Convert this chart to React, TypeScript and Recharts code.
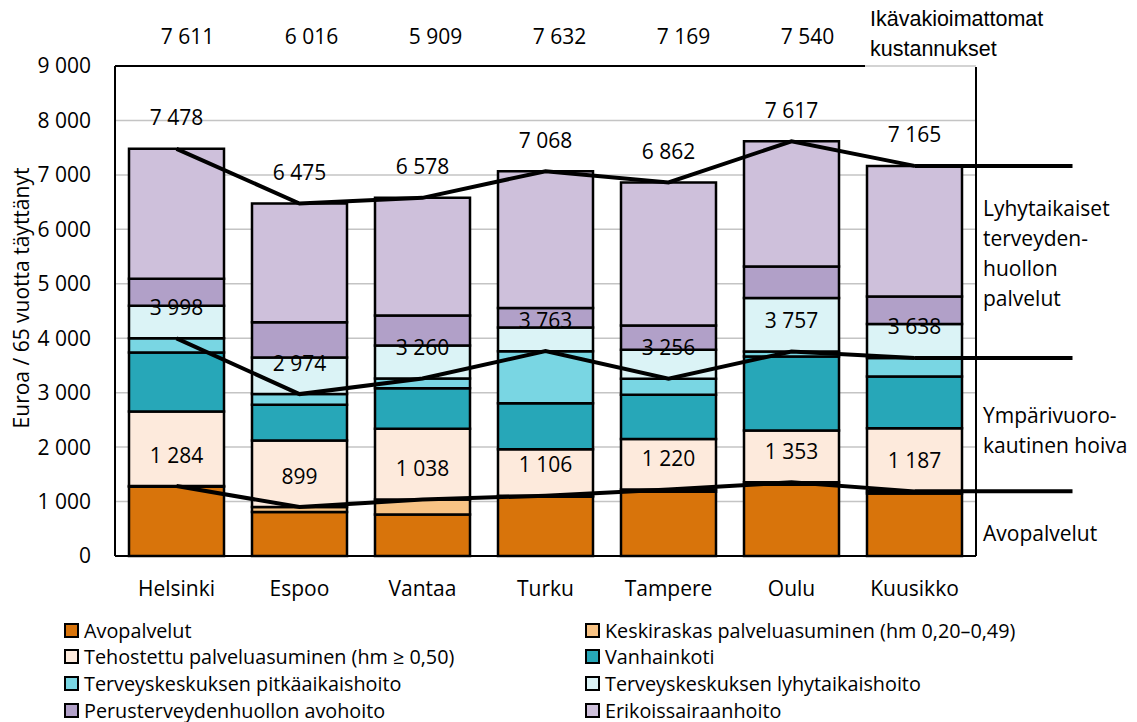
import React from 'react';
import * as R from 'recharts';
import { ComposedChart, Bar, Line, XAxis, YAxis, CartesianGrid, LabelList, Customized } from 'recharts';

// ---- Data ----
const cities = ['Helsinki', 'Espoo', 'Vantaa', 'Turku', 'Tampere', 'Oulu', 'Kuusikko'];
const avopalvelut = [1270, 810, 760, 1090, 1180, 1310, 1150];
const keskiraskas = [14, 89, 278, 16, 40, 43, 37];
const tehostettu = [1370, 1221, 1297, 855, 931, 951, 1160];
const vanhainkoti = [1085, 656, 747, 846, 809, 1360, 949];
const pitkaaikais = [260, 198, 178, 956, 296, 93, 342];
const lyhytaikais = [598, 672, 606, 434, 531, 980, 621];
const perusterveys = [496, 649, 551, 356, 447, 581, 508];
const erikois = [2386, 2180, 2161, 2515, 2628, 2299, 2398];

const lineAvo = [1284, 899, 1038, 1106, 1220, 1353, 1187];
const lineHoiva = [3998, 2974, 3260, 3763, 3256, 3757, 3638];
const lineTotal = [7478, 6475, 6578, 7068, 6862, 7617, 7165];
const unadjusted = [7611, 6016, 5909, 7632, 7169, 7540, null];

const yTicks = [0, 1000, 2000, 3000, 4000, 5000, 6000, 7000, 8000, 9000];

const seriesNames = [
  'Avopalvelut',
  'Keskiraskas palveluasuminen (hm 0,20–0,49)',
  'Tehostettu palveluasuminen (hm ≥ 0,50)',
  'Vanhainkoti',
  'Terveyskeskuksen pitkäaikaishoito',
  'Terveyskeskuksen lyhytaikaishoito',
  'Perusterveydenhuollon avohoito',
  'Erikoissairaanhoito',
];
const seriesColors = ['#D8740B', '#F8C384', '#FDEADC', '#27A7B8', '#79D6E3', '#DBF3F6', '#B1A0C8', '#CEC0DB'];
const seriesValues = [avopalvelut, keskiraskas, tehostettu, vanhainkoti, pitkaaikais, lyhytaikais, perusterveys, erikois];
const seriesKeys = ['s0', 's1', 's2', 's3', 's4', 's5', 's6', 's7'];

const rightLabels = [
  { lines: ['Lyhytaikaiset', 'terveyden-', 'huollon', 'palvelut'], value: 5550 },
  { lines: ['Ympärivuoro-', 'kautinen hoiva'], value: 2315 },
  { lines: ['Avopalvelut'], value: 420 },
];

const data = cities.map((c, i) => {
  const row: any = { city: c, avo: lineAvo[i], hoiva: lineHoiva[i], total: lineTotal[i], unadj: unadjusted[i] };
  seriesKeys.forEach((k, j) => (row[k] = seriesValues[j][i]));
  return row;
});

const FONT = "'Open Sans', sans-serif";
const ARIAL = "'Liberation Sans', Arial, sans-serif";
const fmt = (v: number | null) => (v == null ? '' : String(v).replace(/\B(?=(\d{3})+(?!\d))/g, ' '));

const W = 1137;
const H = 615;

const lineLabel = (props: any) => {
  const { x, y, value, index } = props;
  return (
    <text key={`l${index}`} x={x} y={y - 31} dy="0.36em" textAnchor="middle" fontSize={21} fontFamily={FONT} fill="#000">
      {fmt(value)}
    </text>
  );
};

const extDot = (props: any) => {
  const { cx, cy, index } = props;
  if (index !== cities.length - 1) return <g key={`d${index}`} />;
  return <line key={`d${index}`} x1={cx} y1={cy} x2={cx + 158} y2={cy} stroke="#000" strokeWidth={4} />;
};

const TopTick = (props: any) => {
  const { x, y, index } = props;
  return (
    <text x={x + 11 + index} y={y} dy={-14} textAnchor="middle" fontSize={21} fontFamily={FONT} fill="#000">
      {fmt(unadjusted[index])}
    </text>
  );
};

const BottomTick = (props: any) => {
  const { x, y, payload } = props;
  return (
    <text x={x} y={y} dy={32} textAnchor="middle" fontSize={21} fontFamily={FONT} fill="#000">
      {payload.value}
    </text>
  );
};

function Frame() {
  const hook = (R as any).usePlotArea;
  const pa = hook ? hook() : null;
  const px = pa?.x ?? 115;
  const py = pa?.y ?? 66;
  const pw = pa?.width ?? 861;
  const ph = pa?.height ?? 490;
  const yOf = (v: number) => py + ph - (v / 9000) * ph;
  const boxX = px + (pw * 6) / 7;
  return (
    <g>
      <line x1={px} y1={py} x2={boxX + 12} y2={py} stroke="#000" strokeWidth={2} />
      <line x1={px + pw} y1={py + 1} x2={px + pw} y2={py + ph} stroke="#000" strokeWidth={2} />
      <text fontSize={21.5} fontFamily={ARIAL} fill="#000">
        <tspan x={boxX + 17} y={18} dy="0.36em">Ikävakioimattomat</tspan>
        <tspan x={boxX + 17} y={48} dy="0.36em">kustannukset</tspan>
      </text>
      {rightLabels.map((r, i) => {
        const cy = yOf(r.value);
        const n = r.lines.length;
        return (
          <text key={i} fontSize={21} fontFamily={FONT} fill="#000">
            {r.lines.map((t, j) => (
              <tspan key={j} x={px + pw + 7} y={cy + (j - (n - 1) / 2) * 30} dy="0.36em">
                {t}
              </tspan>
            ))}
          </text>
        );
      })}
      <text
        transform={`translate(21, ${py + ph / 2 - 13}) rotate(-90)`}
        textAnchor="middle"
        dy="0.36em"
        fontSize={21}
        fontFamily={FONT}
        fill="#000"
      >
        Euroa / 65 vuotta täyttänyt
      </text>
    </g>
  );
}

export default function App() {
  return (
    <div style={{ position: 'absolute', left: 0, top: 0, width: 1137, height: 722, background: '#fff', fontFamily: FONT }}>
      <ComposedChart width={W} height={H} data={data} margin={{ top: 16, right: 161, bottom: H - 556 - 40, left: 55 }}>
        <CartesianGrid vertical={false} stroke="#C4C4C4" strokeWidth={1.5} />
        <XAxis
          dataKey="city"
          height={40}
          interval={0}
          tickLine={false}
          axisLine={{ stroke: '#000', strokeWidth: 2 }}
          tick={BottomTick}
        />
        <XAxis xAxisId="top" orientation="top" dataKey="city" height={50} interval={0} tickLine={false} axisLine={false} tick={TopTick} />
        <YAxis
          domain={[0, 9000]}
          ticks={yTicks}
          width={60}
          tickLine={false}
          tickSize={0}
          tickMargin={24}
          tickFormatter={fmt}
          axisLine={{ stroke: '#000', strokeWidth: 2 }}
          tick={{ fontSize: 21, fontFamily: FONT, fill: '#000' }}
          interval={0}
        />
        {seriesKeys.map((k, j) => (
          <Bar
            key={k}
            dataKey={k}
            name={seriesNames[j]}
            stackId="a"
            fill={seriesColors[j]}
            stroke="#000"
            strokeWidth={2.5}
            barSize={95}
            isAnimationActive={false}
          />
        ))}
        {['avo', 'hoiva', 'total'].map((k) => (
          <Line
            key={k}
            dataKey={k}
            type="linear"
            stroke="#000"
            strokeWidth={4}
            dot={extDot}
            activeDot={false}
            isAnimationActive={false}
          >
            <LabelList dataKey={k} content={lineLabel} />
          </Line>
        ))}
        <Customized component={<Frame />} />
      </ComposedChart>
      <div style={{ position: 'absolute', left: 0, top: 617, width: 1137 }}>
        {seriesNames.map((name, j) => {
          const col = j % 2;
          const row = Math.floor(j / 2);
          return (
            <div
              key={name}
              style={{
                position: 'absolute',
                left: col === 0 ? 64 : 585,
                top: row * 26.7,
                height: 26,
                display: 'flex',
                alignItems: 'center',
                whiteSpace: 'nowrap',
                fontSize: 19.8,
                fontFamily: FONT,
                color: '#000',
              }}
            >
              <span
                style={{
                  display: 'inline-block',
                  width: 11,
                  height: 11,
                  background: seriesColors[j],
                  border: '2px solid #000',
                  marginRight: 5,
                }}
              />
              <span>{name}</span>
            </div>
          );
        })}
      </div>
    </div>
  );
}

==============================

§ **Task objective**: Set the lines above down again, word for word, from the first through the one containing "7000, 8000, 9000];"; pictures excluded.

§ **Task output**:
Convert this chart to React, TypeScript and Recharts code.
import React from 'react';
import * as R from 'recharts';
import { ComposedChart, Bar, Line, XAxis, YAxis, CartesianGrid, LabelList, Customized } from 'recharts';

// ---- Data ----
const cities = ['Helsinki', 'Espoo', 'Vantaa', 'Turku', 'Tampere', 'Oulu', 'Kuusikko'];
const avopalvelut = [1270, 810, 760, 1090, 1180, 1310, 1150];
const keskiraskas = [14, 89, 278, 16, 40, 43, 37];
const tehostettu = [1370, 1221, 1297, 855, 931, 951, 1160];
const vanhainkoti = [1085, 656, 747, 846, 809, 1360, 949];
const pitkaaikais = [260, 198, 178, 956, 296, 93, 342];
const lyhytaikais = [598, 672, 606, 434, 531, 980, 621];
const perusterveys = [496, 649, 551, 356, 447, 581, 508];
const erikois = [2386, 2180, 2161, 2515, 2628, 2299, 2398];

const lineAvo = [1284, 899, 1038, 1106, 1220, 1353, 1187];
const lineHoiva = [3998, 2974, 3260, 3763, 3256, 3757, 3638];
const lineTotal = [7478, 6475, 6578, 7068, 6862, 7617, 7165];
const unadjusted = [7611, 6016, 5909, 7632, 7169, 7540, null];

const yTicks = [0, 1000, 2000, 3000, 4000, 5000, 6000, 7000, 8000, 9000];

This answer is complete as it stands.